The genetic strategy dataflow is shown in Figure 1 and the information dataflow is illustrated in Figure 2. All regions and/or genes targeted for genetic analysis are chosen based on linkage information, published literature and animal model data and known gene functions. For all regions [23], a chromosome-based coordinate system is used rather than a clone-based coordinate system. This limits recalculations and allows straightforward communication of regions, genes, primers and any other mapped features of interest, both internally and with collaborators. Initially, homology searches were performed locally using WU-BLAST [24], since Ensembl provides only the top matching homologies; however, performing homology searches locally for large regions became too resource intensive. Currently, all genomic information is extracted from a local installation of the Ensembl databases. For all target regions, sequence is stored from the 5' and 3' ends of the regions in the feature database. This allows the regions to be remapped once a new genome build is released. All Ensembl queries can be run remotely on the server made available by Ensembl; however, a local installation gives a speed advantage and less vulnerability to limitations with the Ensembl server, ie high loads from multiple large queries.

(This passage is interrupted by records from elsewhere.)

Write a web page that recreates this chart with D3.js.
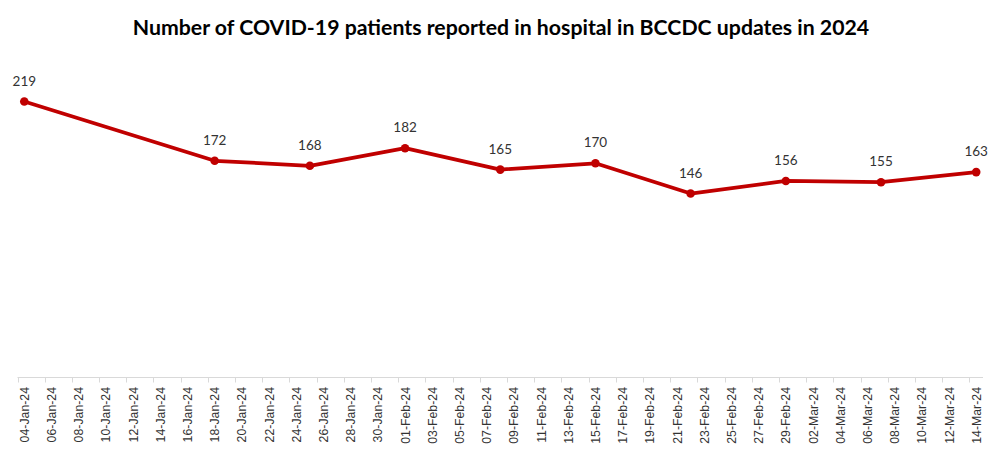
<!DOCTYPE html>
<html><head><meta charset="utf-8">
<script src="https://cdn.jsdelivr.net/npm/d3@7"></script>
<style>body{margin:0;background:#fff}svg{display:block}</style>
</head><body>
<svg id="c" width="1002" height="464"></svg>
<script>
const titleText = "Number of COVID-19 patients reported in hospital in BCCDC updates in 2024";
const dates = ["2024-01-04","2024-01-18","2024-01-25","2024-02-01","2024-02-08","2024-02-15","2024-02-22","2024-02-29","2024-03-07","2024-03-14"];
const patients = [219,172,168,182,165,170,146,156,155,163];
const axisStart = "2024-01-04", axisEnd = "2024-03-14";
const yDomain = [0, 250];

const parse = d3.utcParse("%Y-%m-%d");
const fmt = d3.utcFormat("%d-%b-%y");
const DAY = 864e5;
const svg = d3.select("#c");
const s0 = parse(axisStart), s1 = parse(axisEnd);
const x = d3.scaleUtc().domain([new Date(+s0 - DAY/2), new Date(+s1 + DAY/2)]).range([17.5, 983]);
const y = d3.scaleLinear().domain(yDomain).range([377.5, 62.5]);

// title
const t = svg.append("text").attr("x", 501).attr("y", 35).attr("text-anchor","middle")
  .style("font-family","Lato, 'Open Sans', sans-serif").style("font-weight","bold").style("font-size","19px")
  .attr("fill","#000").text(titleText);
const tw = t.node().getComputedTextLength();
t.style("font-size", (19*737/tw).toFixed(2)+"px");

// axis
const tickDates = d3.utcDay.range(s0, new Date(+s1 + 1), 2);
const g = svg.append("g").attr("transform","translate(0,377.5)");
g.append("line").attr("x1", x.range()[0]).attr("x2", x.range()[1]).attr("stroke","#d9d9d9").attr("stroke-width",1);
g.selectAll("line.tk").data(tickDates).join("line").attr("class","tk")
  .attr("x1", d=>Math.round(x(new Date(+d - DAY/2)))+0.5).attr("x2", d=>Math.round(x(new Date(+d - DAY/2)))+0.5)
  .attr("y1",0).attr("y2",5).attr("stroke","#d9d9d9");
g.selectAll("text").data(tickDates).join("text")
  .attr("transform", d=>`translate(${x(d)+4.5},9.5) rotate(-90)`)
  .attr("text-anchor","end")
  .style("font-family","'Liberation Sans', Arial, sans-serif").style("font-size","12.3px")
  .attr("fill","#333").text(d=>fmt(d));

// line
const data = dates.map((d,i)=>({date: parse(d), v: patients[i]}));
svg.append("path").datum(data)
  .attr("d", d3.line().x(d=>x(d.date)).y(d=>y(d.v)))
  .attr("fill","none").attr("stroke","#C00000").attr("stroke-width",3.8).attr("stroke-linejoin","round");
svg.selectAll("circle").data(data).join("circle")
  .attr("cx", d=>x(d.date)).attr("cy", d=>y(d.v)).attr("r",4.3).attr("fill","#C00000");
svg.selectAll("text.lbl").data(data).join("text").attr("class","lbl")
  .attr("x", d=>x(d.date)).attr("y", d=>y(d.v)-16).attr("text-anchor","middle")
  .style("font-family","Lato, 'Open Sans', sans-serif").style("font-size","13.5px")
  .attr("fill","#333").text(d=>d.v);
</script>
</body></html>
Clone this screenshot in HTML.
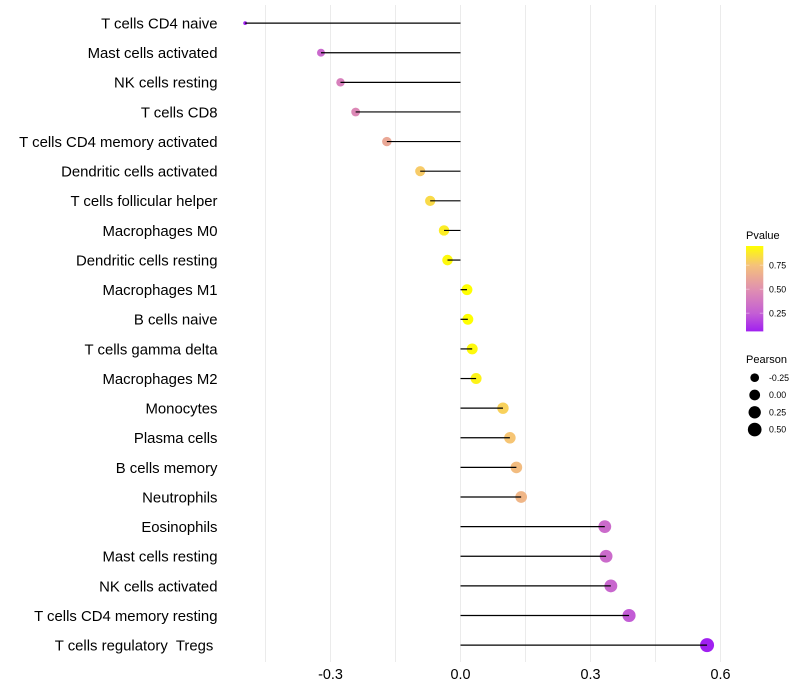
<!DOCTYPE html>
<html>
<head>
<meta charset="utf-8">
<title>Immune cell correlation lollipop chart</title>
<style>
html,body{margin:0;padding:0;background:#fff;width:800px;height:700px;overflow:hidden}
svg{display:block}
text{font-family:"Liberation Sans",sans-serif;fill:#000;white-space:pre}
</style>
</head>
<body>
<svg id="chart" xmlns="http://www.w3.org/2000/svg" width="800" height="700" viewBox="0 0 800 700"></svg>
<script>
const categories = ["T cells CD4 naive","Mast cells activated","NK cells resting","T cells CD8","T cells CD4 memory activated","Dendritic cells activated","T cells follicular helper","Macrophages M0","Dendritic cells resting","Macrophages M1","B cells naive","T cells gamma delta","Macrophages M2","Monocytes","Plasma cells","B cells memory","Neutrophils","Eosinophils","Mast cells resting","NK cells activated","T cells CD4 memory resting","T cells regulatory  Tregs "];
const pearson = [-0.497,-0.322,-0.277,-0.242,-0.170,-0.093,-0.070,-0.038,-0.030,0.015,0.017,0.027,0.036,0.098,0.114,0.129,0.140,0.333,0.336,0.347,0.389,0.569];
const pvalue = [0.06,0.30,0.42,0.46,0.62,0.78,0.83,0.89,0.93,0.95,0.95,0.93,0.91,0.80,0.76,0.72,0.69,0.31,0.31,0.29,0.24,0.06];
const xTicks = [-0.3,0,0.3,0.6];
const xGrid = [-0.45,-0.3,-0.15,0,0.15,0.3,0.45,0.6];
const pvalueTicks = [0.75,0.50,0.25];
const pearsonLegend = [-0.25,0,0.25,0.5];

const NS = "http://www.w3.org/2000/svg";
const svg = document.getElementById("chart");
function xScale(v){ return 460.5 + v * 433.3; }
function yScale(i){ return 23.1 + i * 29.62; }
const sizeMin = -0.497, sizeMax = 0.569;
function radius(v){
  const t = Math.max(0, Math.min(1, (v - sizeMin) / (sizeMax - sizeMin)));
  return 1.9 + 5.1 * Math.sqrt(t);
}
function lerp(a,b,t){ return a + (b - a) * t; }
const ramp = [[0.06,160,32,240],[0.25,196,95,212],[0.5,224,144,176],[0.75,245,194,122],[0.95,255,255,0]];
function color(p){
  let c = Math.max(0.06, Math.min(0.95, p));
  for (let k = 0; k < ramp.length - 1; k++) {
    const a = ramp[k], b = ramp[k + 1];
    if (c <= b[0]) {
      const t = (c - a[0]) / (b[0] - a[0]);
      return "rgb(" + Math.round(lerp(a[1],b[1],t)) + "," + Math.round(lerp(a[2],b[2],t)) + "," + Math.round(lerp(a[3],b[3],t)) + ")";
    }
  }
  return "rgb(255,255,0)";
}
function make(tag, attrs, parent){
  const el = document.createElementNS(NS, tag);
  for (const k in attrs) el.setAttribute(k, attrs[k]);
  (parent || svg).appendChild(el);
  return el;
}

xGrid.forEach(function(v){
  const g = make("line", {x1:xScale(v), x2:xScale(v), y1:5, y2:662, stroke:"#ebebeb", "stroke-width":1});
  
  
});

categories.forEach(function(name, i){
  const label = make("text", {x:217.5, y:yScale(i) + 5.4, "text-anchor":"end", "font-size":14.9});
  label.textContent = name;
  
  
});

categories.forEach(function(name, i){
  const pt = make("circle", {cx:xScale(pearson[i]), cy:yScale(i), r:radius(pearson[i]), fill:color(pvalue[i])});
  
  
  const seg = make("line", {x1:xScale(0), x2:xScale(pearson[i]), y1:yScale(i), y2:yScale(i), stroke:"#000", "stroke-width":1.2});
  
  
});

xTicks.forEach(function(v){
  const t = make("text", {x:xScale(v), y:679, "text-anchor":"middle", "font-size":14.4});
  t.textContent = v.toFixed(1);
  
  
});

/* Pvalue legend */
const pTitle = make("text", {x:746, y:239, "font-size":11});
pTitle.textContent = "Pvalue";



const defs = make("defs", {});
const grad = make("linearGradient", {id:"pv", x1:0, y1:1, x2:0, y2:0}, defs);
const pMin = 0.06, pMax = 0.95;
ramp.forEach(function(s){
  make("stop", {offset:(s[0] - pMin) / (pMax - pMin), "stop-color":"rgb(" + s[1] + "," + s[2] + "," + s[3] + ")"}, grad);
});
const bar = make("rect", {x:746, y:246, width:17.3, height:85.4, fill:"url(#pv)"});



function barY(p){ return 331.4 - (p - pMin) * 96; }
pvalueTicks.forEach(function(p){
  const y = barY(p);
  const a = make("line", {x1:746, x2:749.5, y1:y, y2:y, stroke:"#fff", "stroke-opacity":0.55, "stroke-width":0.7});
  
  
  const b = make("line", {x1:759.8, x2:763.3, y1:y, y2:y, stroke:"#fff", "stroke-opacity":0.55, "stroke-width":0.7});
  
  
  const t = make("text", {x:769, y:y + 3.1, "font-size":8.8});
  t.textContent = p.toFixed(2);
  
  
});

/* Pearson legend */
const sTitle = make("text", {x:746, y:363, "font-size":11});
sTitle.textContent = "Pearson";



pearsonLegend.forEach(function(v, i){
  const y = 377.7 + i * 17.3;
  const c = make("circle", {cx:754.7, cy:y, r:radius(v), fill:"#000"});
  
  
  const t = make("text", {x:769, y:y + 3.1, "font-size":8.8});
  t.textContent = v.toFixed(2);
  
  
});
</script>
</body>
</html>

For each chromosome region, exons of candidate genes and the 3 kb flanking sequence are resequenced in 32 or 96 unrelated individuals (usually affected individuals) from 500-600 bp polymerase chain reaction (PCR) amplicons, for both strands for SNP identification. SNPs are identified in the sequences, extracted and stored in the feature database. SNPs are remapped against the current genome build and the sequence panel's genotypes collated in genomic order so that haplotype-tag SNPs (htSNPs) [25] can be chosen -- essentially a subset of SNPs that best predict the other SNPs, given that SNPs tend to be in strong linkage disequilibrium (LD) within a gene or small region. A multistage design is optimal for large-scale genetic studies [26]. The htSNPs and other candidate SNPs (by position or from literature) are genotyped initially in about 25 per cent of the clinical samples, in our case, 4,000 individuals. This panel contains the same DNAs that were genotyped by sequencing of PCR products to crosscheck sequence-based and locus-specific genotyping results. A global test for association between the whole set of htSNPs and disease [26] is performed, and a low probablity threshold (P-values < 0.2) set as a criterion for additional genotyping in a further collection of cases/controls and families. Stage 1 and 2 (or even stage 3) genotyping data are then analysed together. Overall, there is little loss of power in such a design compared with genotyping all available families from the outset. It does, however, result in an overall saving of genotyping of approximately 70 per cent in approximately 90 per cent of non-associated genes, in addition to the saving made by gen-otyping htSNPs (Lowe et al. unpublished) [27],.